→ **Data block**:
::::::
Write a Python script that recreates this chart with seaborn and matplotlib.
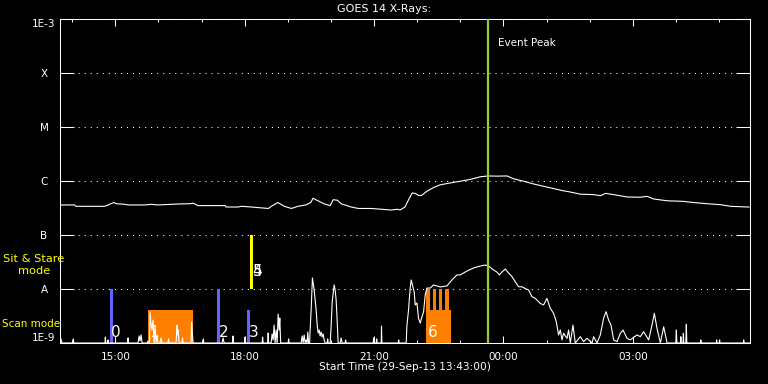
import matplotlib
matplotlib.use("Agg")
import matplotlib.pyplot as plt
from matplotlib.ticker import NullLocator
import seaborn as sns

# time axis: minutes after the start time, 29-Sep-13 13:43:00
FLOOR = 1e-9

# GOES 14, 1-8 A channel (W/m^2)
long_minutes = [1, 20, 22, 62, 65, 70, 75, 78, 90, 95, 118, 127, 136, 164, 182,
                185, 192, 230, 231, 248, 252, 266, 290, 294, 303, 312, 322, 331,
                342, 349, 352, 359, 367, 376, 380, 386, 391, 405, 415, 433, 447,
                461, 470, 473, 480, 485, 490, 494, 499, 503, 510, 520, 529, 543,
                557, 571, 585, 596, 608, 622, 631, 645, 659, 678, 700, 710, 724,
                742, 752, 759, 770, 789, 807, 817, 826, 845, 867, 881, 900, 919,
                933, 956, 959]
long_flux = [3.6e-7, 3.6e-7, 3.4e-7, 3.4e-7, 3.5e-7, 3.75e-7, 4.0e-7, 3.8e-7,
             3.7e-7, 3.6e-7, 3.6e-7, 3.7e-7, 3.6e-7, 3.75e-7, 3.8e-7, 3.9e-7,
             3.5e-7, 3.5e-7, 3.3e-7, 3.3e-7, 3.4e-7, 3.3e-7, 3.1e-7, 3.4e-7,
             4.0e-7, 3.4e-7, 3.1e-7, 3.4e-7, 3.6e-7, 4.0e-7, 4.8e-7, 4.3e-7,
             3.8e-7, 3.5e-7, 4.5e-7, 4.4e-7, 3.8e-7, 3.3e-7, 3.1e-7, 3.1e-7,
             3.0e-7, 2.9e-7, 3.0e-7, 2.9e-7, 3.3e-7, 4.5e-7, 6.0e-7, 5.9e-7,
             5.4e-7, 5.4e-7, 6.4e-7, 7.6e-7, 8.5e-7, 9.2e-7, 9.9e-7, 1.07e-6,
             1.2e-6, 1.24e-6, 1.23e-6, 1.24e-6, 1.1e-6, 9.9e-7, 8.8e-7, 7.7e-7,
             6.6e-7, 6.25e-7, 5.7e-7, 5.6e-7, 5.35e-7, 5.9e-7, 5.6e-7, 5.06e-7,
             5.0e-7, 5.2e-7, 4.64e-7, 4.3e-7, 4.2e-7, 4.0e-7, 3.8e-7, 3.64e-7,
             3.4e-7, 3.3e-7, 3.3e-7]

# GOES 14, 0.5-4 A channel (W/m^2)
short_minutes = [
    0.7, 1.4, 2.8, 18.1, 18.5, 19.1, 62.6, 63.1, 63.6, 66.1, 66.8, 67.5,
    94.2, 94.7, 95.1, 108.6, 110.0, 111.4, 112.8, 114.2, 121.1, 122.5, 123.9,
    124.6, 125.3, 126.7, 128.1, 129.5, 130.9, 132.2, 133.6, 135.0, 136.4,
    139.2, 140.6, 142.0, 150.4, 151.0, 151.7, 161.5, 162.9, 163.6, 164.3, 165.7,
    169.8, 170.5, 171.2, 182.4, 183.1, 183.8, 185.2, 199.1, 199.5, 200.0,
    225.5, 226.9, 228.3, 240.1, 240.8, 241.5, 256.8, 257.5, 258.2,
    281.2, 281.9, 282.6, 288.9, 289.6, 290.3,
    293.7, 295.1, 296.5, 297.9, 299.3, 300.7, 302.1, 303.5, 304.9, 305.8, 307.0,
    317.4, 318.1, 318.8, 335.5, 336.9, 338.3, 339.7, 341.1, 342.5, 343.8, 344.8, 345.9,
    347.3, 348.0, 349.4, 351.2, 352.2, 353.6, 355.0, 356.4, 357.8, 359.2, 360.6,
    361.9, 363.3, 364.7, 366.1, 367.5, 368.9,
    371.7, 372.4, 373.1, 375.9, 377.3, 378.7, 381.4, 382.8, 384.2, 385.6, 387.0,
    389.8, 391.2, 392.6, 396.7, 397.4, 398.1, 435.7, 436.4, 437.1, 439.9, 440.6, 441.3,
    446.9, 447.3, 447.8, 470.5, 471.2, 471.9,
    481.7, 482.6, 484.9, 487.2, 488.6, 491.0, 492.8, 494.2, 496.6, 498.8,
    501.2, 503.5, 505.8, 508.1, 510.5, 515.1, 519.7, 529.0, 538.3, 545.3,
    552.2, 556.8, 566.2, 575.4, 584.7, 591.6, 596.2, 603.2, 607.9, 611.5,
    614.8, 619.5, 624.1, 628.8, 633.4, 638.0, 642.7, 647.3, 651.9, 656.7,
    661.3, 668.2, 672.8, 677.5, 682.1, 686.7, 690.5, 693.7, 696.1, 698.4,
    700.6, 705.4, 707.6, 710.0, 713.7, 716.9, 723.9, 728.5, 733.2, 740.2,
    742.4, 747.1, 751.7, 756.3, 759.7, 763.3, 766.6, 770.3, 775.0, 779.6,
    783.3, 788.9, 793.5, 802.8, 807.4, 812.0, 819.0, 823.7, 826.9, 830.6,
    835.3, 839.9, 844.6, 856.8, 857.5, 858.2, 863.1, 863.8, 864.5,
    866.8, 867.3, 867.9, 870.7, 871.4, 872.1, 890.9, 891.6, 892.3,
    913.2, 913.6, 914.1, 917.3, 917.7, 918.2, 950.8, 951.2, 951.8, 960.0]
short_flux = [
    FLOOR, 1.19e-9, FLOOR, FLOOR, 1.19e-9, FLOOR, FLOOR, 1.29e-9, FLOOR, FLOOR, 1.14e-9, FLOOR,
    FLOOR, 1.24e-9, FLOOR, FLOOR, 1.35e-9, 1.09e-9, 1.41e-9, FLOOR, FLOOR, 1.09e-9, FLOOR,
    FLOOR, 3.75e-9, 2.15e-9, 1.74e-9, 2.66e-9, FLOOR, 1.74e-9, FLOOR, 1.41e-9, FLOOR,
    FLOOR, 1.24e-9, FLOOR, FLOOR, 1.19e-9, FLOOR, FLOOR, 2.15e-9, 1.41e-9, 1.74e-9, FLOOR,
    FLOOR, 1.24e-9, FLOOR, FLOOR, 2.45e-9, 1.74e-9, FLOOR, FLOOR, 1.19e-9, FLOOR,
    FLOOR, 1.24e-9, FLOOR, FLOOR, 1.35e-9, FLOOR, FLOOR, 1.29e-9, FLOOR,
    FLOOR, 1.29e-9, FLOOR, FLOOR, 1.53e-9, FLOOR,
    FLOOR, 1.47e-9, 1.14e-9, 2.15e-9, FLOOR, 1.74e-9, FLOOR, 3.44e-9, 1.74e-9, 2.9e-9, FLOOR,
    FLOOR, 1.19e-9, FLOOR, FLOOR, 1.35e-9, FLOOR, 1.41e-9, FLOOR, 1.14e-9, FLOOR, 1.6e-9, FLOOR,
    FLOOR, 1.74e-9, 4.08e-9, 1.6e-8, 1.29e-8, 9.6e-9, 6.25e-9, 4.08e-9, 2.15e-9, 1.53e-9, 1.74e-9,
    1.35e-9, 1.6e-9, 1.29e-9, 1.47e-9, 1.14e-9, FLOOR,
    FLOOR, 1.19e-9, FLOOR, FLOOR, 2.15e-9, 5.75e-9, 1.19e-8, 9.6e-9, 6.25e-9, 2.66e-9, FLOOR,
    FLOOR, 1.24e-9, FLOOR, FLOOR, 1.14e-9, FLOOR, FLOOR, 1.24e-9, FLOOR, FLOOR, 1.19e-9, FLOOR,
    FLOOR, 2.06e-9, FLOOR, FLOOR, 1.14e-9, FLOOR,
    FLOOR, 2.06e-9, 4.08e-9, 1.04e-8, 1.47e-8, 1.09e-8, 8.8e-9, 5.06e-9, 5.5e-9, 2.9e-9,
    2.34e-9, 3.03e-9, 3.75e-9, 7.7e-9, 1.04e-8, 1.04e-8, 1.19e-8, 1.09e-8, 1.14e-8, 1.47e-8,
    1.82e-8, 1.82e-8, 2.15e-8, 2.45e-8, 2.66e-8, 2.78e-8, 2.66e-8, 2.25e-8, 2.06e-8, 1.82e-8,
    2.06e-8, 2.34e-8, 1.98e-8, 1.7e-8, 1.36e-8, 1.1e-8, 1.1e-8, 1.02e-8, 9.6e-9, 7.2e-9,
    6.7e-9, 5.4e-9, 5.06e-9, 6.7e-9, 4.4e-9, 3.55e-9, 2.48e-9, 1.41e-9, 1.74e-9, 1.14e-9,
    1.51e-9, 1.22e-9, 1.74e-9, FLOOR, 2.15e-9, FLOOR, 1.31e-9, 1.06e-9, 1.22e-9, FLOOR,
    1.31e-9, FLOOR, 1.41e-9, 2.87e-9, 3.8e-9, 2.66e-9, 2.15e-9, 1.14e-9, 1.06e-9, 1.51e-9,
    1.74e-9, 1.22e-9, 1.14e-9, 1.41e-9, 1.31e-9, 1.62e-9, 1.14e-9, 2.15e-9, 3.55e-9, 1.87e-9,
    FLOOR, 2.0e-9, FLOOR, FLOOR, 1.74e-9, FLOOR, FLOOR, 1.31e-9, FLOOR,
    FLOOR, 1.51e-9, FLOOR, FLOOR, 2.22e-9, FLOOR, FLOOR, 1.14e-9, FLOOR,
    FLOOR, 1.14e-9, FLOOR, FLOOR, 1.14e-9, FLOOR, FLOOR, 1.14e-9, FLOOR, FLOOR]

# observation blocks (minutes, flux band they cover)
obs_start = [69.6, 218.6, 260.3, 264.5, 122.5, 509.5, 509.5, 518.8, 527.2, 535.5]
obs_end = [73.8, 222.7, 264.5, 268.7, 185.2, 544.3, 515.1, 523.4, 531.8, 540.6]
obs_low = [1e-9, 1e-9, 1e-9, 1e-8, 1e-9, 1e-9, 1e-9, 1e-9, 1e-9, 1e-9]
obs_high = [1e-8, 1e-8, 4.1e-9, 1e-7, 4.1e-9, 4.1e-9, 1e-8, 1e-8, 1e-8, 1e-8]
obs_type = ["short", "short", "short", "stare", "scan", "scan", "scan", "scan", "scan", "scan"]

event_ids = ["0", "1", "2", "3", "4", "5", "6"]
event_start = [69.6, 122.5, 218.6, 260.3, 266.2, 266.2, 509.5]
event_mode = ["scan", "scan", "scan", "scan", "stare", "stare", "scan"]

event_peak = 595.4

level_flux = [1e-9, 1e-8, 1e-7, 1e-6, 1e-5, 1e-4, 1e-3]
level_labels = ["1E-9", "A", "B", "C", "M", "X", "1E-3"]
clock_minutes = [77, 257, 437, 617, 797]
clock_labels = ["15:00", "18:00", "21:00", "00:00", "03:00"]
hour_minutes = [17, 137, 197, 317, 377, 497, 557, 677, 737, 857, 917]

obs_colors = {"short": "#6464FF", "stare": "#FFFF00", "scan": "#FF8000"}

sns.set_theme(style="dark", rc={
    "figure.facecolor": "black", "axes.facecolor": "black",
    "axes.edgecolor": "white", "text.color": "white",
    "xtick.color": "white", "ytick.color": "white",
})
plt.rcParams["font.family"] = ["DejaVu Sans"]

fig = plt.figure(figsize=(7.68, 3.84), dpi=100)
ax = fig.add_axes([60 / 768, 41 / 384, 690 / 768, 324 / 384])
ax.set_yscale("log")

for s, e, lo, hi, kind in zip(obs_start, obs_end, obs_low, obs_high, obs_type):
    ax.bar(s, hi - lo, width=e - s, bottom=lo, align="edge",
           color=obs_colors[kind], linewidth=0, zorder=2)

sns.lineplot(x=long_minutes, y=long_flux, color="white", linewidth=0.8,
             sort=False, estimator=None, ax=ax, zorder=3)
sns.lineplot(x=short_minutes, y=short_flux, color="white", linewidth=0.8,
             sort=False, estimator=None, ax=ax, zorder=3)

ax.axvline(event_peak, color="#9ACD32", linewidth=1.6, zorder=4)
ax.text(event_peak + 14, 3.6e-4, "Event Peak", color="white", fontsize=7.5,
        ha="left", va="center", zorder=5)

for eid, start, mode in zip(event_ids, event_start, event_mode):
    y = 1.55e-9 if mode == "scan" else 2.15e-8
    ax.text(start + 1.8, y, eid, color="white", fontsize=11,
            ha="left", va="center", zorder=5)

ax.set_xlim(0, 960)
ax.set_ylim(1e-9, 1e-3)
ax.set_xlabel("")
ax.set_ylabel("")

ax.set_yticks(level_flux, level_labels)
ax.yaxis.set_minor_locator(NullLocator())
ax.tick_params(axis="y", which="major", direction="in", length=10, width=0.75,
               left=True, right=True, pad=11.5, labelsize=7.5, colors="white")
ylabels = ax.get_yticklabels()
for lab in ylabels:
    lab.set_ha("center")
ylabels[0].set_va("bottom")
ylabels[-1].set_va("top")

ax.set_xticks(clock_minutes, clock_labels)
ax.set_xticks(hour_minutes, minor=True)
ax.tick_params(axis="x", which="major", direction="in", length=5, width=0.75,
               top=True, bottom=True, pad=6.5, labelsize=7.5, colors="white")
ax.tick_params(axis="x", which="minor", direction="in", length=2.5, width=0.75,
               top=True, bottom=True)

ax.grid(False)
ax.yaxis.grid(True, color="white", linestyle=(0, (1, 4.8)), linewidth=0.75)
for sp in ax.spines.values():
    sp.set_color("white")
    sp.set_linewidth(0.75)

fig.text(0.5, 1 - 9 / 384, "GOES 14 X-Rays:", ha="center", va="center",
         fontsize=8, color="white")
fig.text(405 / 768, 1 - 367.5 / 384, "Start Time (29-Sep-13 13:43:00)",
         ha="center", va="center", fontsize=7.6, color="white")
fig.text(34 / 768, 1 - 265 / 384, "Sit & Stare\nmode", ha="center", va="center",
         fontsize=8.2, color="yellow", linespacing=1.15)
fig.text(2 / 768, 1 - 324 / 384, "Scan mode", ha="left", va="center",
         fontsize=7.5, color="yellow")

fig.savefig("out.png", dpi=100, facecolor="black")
::::::
Only the lines from the start of the material through the line containing "import seaborn as sns" should be transcribed. Pictures stay out.

→ **Exercise answer**:
Write a Python script that recreates this chart with seaborn and matplotlib.
import matplotlib
matplotlib.use("Agg")
import matplotlib.pyplot as plt
from matplotlib.ticker import NullLocator
import seaborn as sns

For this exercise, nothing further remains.